Saprophytic aerobic Gram-positive spore-bearing bacillus, shorter than B. anthracis. Found often in milk and cream, causing a failed methylene blue test.
A gram-positive spore forming food pathogen that causes two types of food poisoning syndromes: emesis and diarrhea. Type 1, the emetic syndrome, is caused by the production of a heat-stable cereulide (a small, heat-stable dodecadepsipeptide), which can damage the host cell mitochondria and in rare cases cause liver damage. Foods containing large amounts of rice are more likely to cause the type 1 syndrome. The emetic toxin may not be destroyed by brief cooking. Type 2, the diarrheal syndrome, is caused by production of the heat-labile enterotoxins hemolysin BL and nonhemolytic enterotoxin. These enterotoxins stimulate the adenylate cyclase-cyclic adenosine monophosphate system in intestinal epithelial cells, leading to profuse watery diarrhea. Foods commonly associated with type 2 syndrome are meat and vegetables.

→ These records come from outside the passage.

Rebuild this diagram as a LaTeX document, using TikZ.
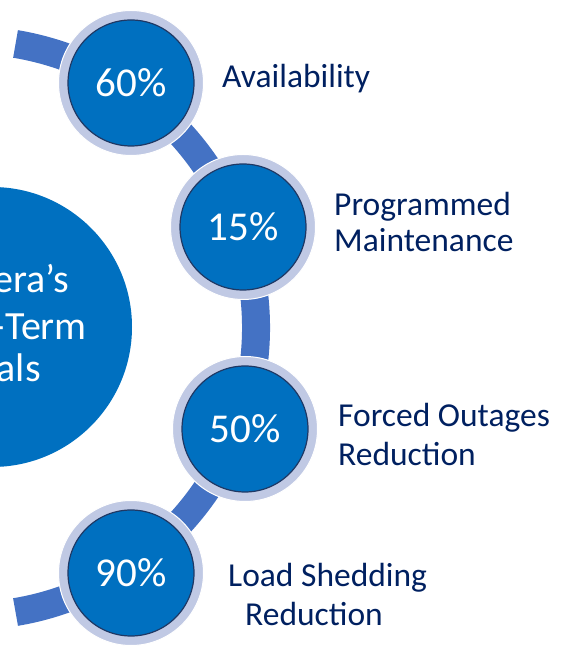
\documentclass[tikz,border=0pt]{standalone}
\usepackage{fontspec}
\setmainfont{Carlito}
\usetikzlibrary{positioning}
\definecolor{goalblue}{RGB}{0,112,192}
\definecolor{bandblue}{RGB}{68,114,196}
\definecolor{ringgray}{RGB}{192,201,228}
\definecolor{edgenavy}{RGB}{31,56,100}
\definecolor{labelnavy}{RGB}{0,32,96}

\begin{document}
\begin{tikzpicture}[x=1pt, y=1pt,
  outerring/.style={circle, fill=ringgray, draw=white, line width=1pt, minimum size=145pt, inner sep=0pt},
  pctcircle/.style={circle, fill=goalblue, draw=edgenavy, line width=1.2pt, minimum size=126pt, inner sep=0pt, text=white, font=\fontsize{41}{48}\selectfont},
  goaltext/.style={anchor=base east, inner sep=0pt, text=white, font=\fontsize{40}{48}\selectfont},
  labeltext/.style={anchor=base west, inner sep=0pt, text=labelnavy, font=\fontsize{33.5}{40}\selectfont},
  band/.style={bandblue, line width=28pt}]
\useasboundingbox (0,0) rectangle (566,647);
\clip (0,0) rectangle (566,647);
% Arc behind the percentage circles
\coordinate (hub) at (-32,319);
\draw[band] ([shift={(hub)}]80.5:288) arc[start angle=80.5, end angle=-80.5, radius=288];
% Big goals circle, cut by the left edge
\node[circle, fill=goalblue, minimum size=280pt, inner sep=0pt] (goals) at (-8,320) {};
\node[goaltext] (goalA) at (69,354) {era’s};
\node[goaltext] (goalB) at (87,307) {-Term};
\node[goaltext] (goalC) at (41,265) {als};
% Percentage circles
\node[outerring] (r60) at (131,564) {};
\node[pctcircle] (p60) at (r60) {60\%};
\node[outerring] (r15) at (243,420) {};
\node[pctcircle] (p15) at (r15) {15\%};
\node[outerring] (r50) at (245,218) {};
\node[pctcircle] (p50) at (r50) {50\%};
\node[outerring] (r90) at (131,74) {};
\node[pctcircle] (p90) at (r90) {90\%};
% Labels
\node[labeltext] (availability) at (222,559) {Availability};
\node[labeltext] (progA) at (334,431) {Programmed};
\node[labeltext] (progB) at (334,395) {Maintenance};
\node[labeltext] (forcedA) at (338,220) {Forced Outages};
\node[labeltext] (forcedB) at (338,181) {Reduction};
\node[labeltext] (sheddingA) at (228,60) {Load Shedding};
\node[labeltext] (sheddingB) at (245,21) {Reduction};
\end{tikzpicture}
\end{document}
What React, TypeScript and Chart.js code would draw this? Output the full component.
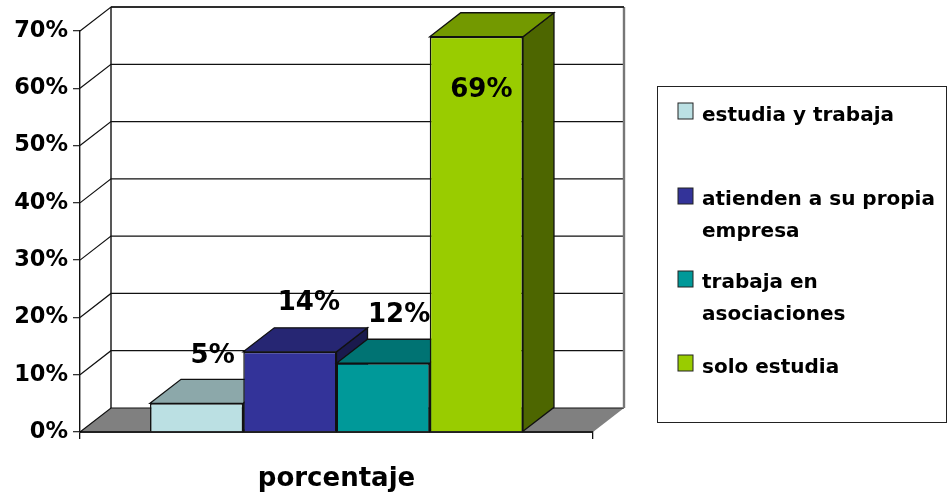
import React, { useEffect, useRef } from "react";
import { Chart, registerables } from "chart.js";

Chart.register(...registerables);

const categories = ["porcentaje"];
const seriesNames = ["estudia y trabaja", "atienden a su propia empresa", "trabaja en asociaciones", "solo estudia"];
const seriesValues = [5, 14, 12, 69];
const valueLabels = ["5%", "14%", "12%", "69%"];
const legendLines = [["estudia y trabaja"], ["atienden a su propia", "empresa"], ["trabaja en", "asociaciones"], ["solo estudia"]];
const frontColors = ["#BBE0E3", "#333399", "#009999", "#99CC00"];
const topColors = ["#8CA8AA", "#262673", "#007373", "#739900"];
const sideColors = ["#5E7072", "#1A1A4D", "#004D4D", "#4D6600"];

const FONT = '"DejaVu Sans", sans-serif';
const DX = 31;
const DY = -24;
const labelOffsets = [[16, -47], [19, -49], [16, -48], [5, 54]];
const legendSwatchY = [103, 188, 271, 355];
const legendBaselines = [[121], [205, 237], [288, 320], [373]];

function poly(ctx: any, pts: number[][], fill: string | null, stroke: string | null, lw = 1.5) {
  ctx.beginPath();
  pts.forEach((p, i) => (i ? ctx.lineTo(p[0], p[1]) : ctx.moveTo(p[0], p[1])));
  ctx.closePath();
  if (fill) {
    ctx.fillStyle = fill;
    ctx.fill();
  }
  if (stroke) {
    ctx.strokeStyle = stroke;
    ctx.lineWidth = lw;
    ctx.lineJoin = "miter";
    ctx.stroke();
  }
}

function line(ctx: any, pts: number[][], color: string, lw: number) {
  ctx.beginPath();
  pts.forEach((p, i) => (i ? ctx.lineTo(p[0], p[1]) : ctx.moveTo(p[0], p[1])));
  ctx.strokeStyle = color;
  ctx.lineWidth = lw;
  ctx.stroke();
}

const walls3d = {
  id: "walls3d",
  beforeDatasetsDraw(chart: any) {
    const { ctx, chartArea: a, scales } = chart;
    const y = scales.y;
    ctx.save();
    poly(ctx, [[a.left, a.bottom], [a.left + DX, a.bottom + DY], [a.right + DX, a.bottom + DY], [a.right, a.bottom]], "#808080", null);
    for (let v = 0; v <= 70; v += 10) {
      const py = y.getPixelForValue(v);
      line(ctx, [[a.left, py], [a.left + DX, py + DY], [a.right + DX, py + DY]], "#111111", 1.2);
    }
    line(ctx, [[a.left + DX, a.bottom + DY], [a.left + DX, a.top + DY]], "#111111", 1.4);
    line(ctx, [[a.right + DX, a.bottom + DY], [a.right + DX, a.top + DY]], "#777777", 2.4);
    line(ctx, [[a.left + DX, a.top + DY], [a.right + DX, a.top + DY]], "#111111", 1.6);
    line(ctx, [[a.left, a.bottom], [a.right, a.bottom]], "#000000", 1.6);
    ctx.restore();
  },
  // Native drawing runs last-to-first; cancel it and paint the library's own bar elements left to right.
  beforeDatasetDraw() {
    return false;
  },
  afterDatasetsDraw(chart: any) {
    const { ctx } = chart;
    ctx.save();
    seriesValues.forEach((_, i) => {
      const b = chart.getDatasetMeta(i).data[0];
      const l = b.x - b.width / 2;
      const r = b.x + b.width / 2;
      poly(ctx, [[r, b.base], [r + DX, b.base + DY], [r + DX, b.y + DY], [r, b.y]], sideColors[i], "#111111", 1.3);
      poly(ctx, [[l, b.y], [l + DX, b.y + DY], [r + DX, b.y + DY], [r, b.y]], topColors[i], "#111111", 1.3);
      b.draw(ctx, chart.chartArea);
    });
    ctx.fillStyle = "#000000";
    ctx.font = `bold 26px ${FONT}`;
    ctx.textAlign = "center";
    ctx.textBaseline = "middle";
    seriesValues.forEach((_, i) => {
      const b = chart.getDatasetMeta(i).data[0];
      ctx.fillText(valueLabels[i], b.x + labelOffsets[i][0], b.y + labelOffsets[i][1]);
    });
    ctx.restore();
  },
  afterDraw(chart: any) {
    const { ctx } = chart;
    ctx.save();
    ctx.fillStyle = "#FFFFFF";
    ctx.fillRect(657.5, 86.5, 289, 336);
    ctx.strokeStyle = "#222222";
    ctx.lineWidth = 1;
    ctx.strokeRect(657.5, 86.5, 289, 336);
    legendLines.forEach((lines, i) => {
      ctx.fillStyle = frontColors[i];
      ctx.fillRect(678, legendSwatchY[i], 15, 16);
      ctx.strokeStyle = "#222222";
      ctx.lineWidth = 1;
      ctx.strokeRect(678, legendSwatchY[i], 15, 16);
      ctx.fillStyle = "#000000";
      ctx.font = `bold 20px ${FONT}`;
      ctx.textAlign = "left";
      ctx.textBaseline = "alphabetic";
      lines.forEach((t, j) => ctx.fillText(t, 702, legendBaselines[i][j]));
    });
    ctx.restore();
  },
};

export default function App() {
  const ref = useRef<HTMLCanvasElement | null>(null);
  useEffect(() => {
    const chart = new Chart(ref.current as HTMLCanvasElement, {
      type: "bar",
      data: {
        labels: categories,
        datasets: seriesNames.map((name, i) => ({
          label: name,
          data: [seriesValues[i]],
          backgroundColor: frontColors[i],
          borderColor: "#111111",
          borderWidth: 1.5,
          categoryPercentage: 0.727,
          barPercentage: 1,
        })),
      },
      options: {
        responsive: false,
        animation: false,
        layout: { padding: { top: 31, right: 355, left: 0, bottom: 0 } },
        plugins: { legend: { display: false }, title: { display: false }, tooltip: { enabled: false } },
        scales: {
          x: {
            afterFit: (s: any) => { s.height = 68; },
            grid: { drawOnChartArea: false, tickLength: 7, color: "#111111", lineWidth: 1.3 },
            border: { color: "#000000", width: 1.5 },
            ticks: { color: "#000000", padding: 25, font: { family: FONT, size: 26, weight: "bold" } },
          },
          y: {
            min: 0,
            max: 70,
            afterFit: (s: any) => { s.width = 80; },
            grid: { drawOnChartArea: false, tickLength: 7, color: "#333333", lineWidth: 1.3 },
            border: { color: "#111111", width: 1.4 },
            ticks: {
              stepSize: 10,
              color: "#000000",
              padding: 5,
              font: { family: FONT, size: 22.5, weight: "bold" },
              callback: (v: any) => `${v}%`,
            },
          },
        },
      },
      plugins: [walls3d],
    } as any);
    return () => chart.destroy();
  }, []);
  return (
    <div style={{ position: "fixed", left: 0, top: 0, width: 948, height: 500, background: "#fff" }}>
      <canvas ref={ref} width={948} height={500} style={{ display: "block" }} />
    </div>
  );
}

A type of bacteria that is occasionally capable of movement, and can thrive in the presence of oxygen (aerobic) or survive without it (facultatively anaerobic). This spore-forming bacterium is commonly found in soil where it acts as a saprophyte, breaking down organic matter. It is known for causing food poisoning through the production of an enterotoxin in contaminated foods. This bacteria’s ability to form spores and its presence in various environments make it a significant concern in food safety, as it can lead to serious health issues when ingested through contaminated food.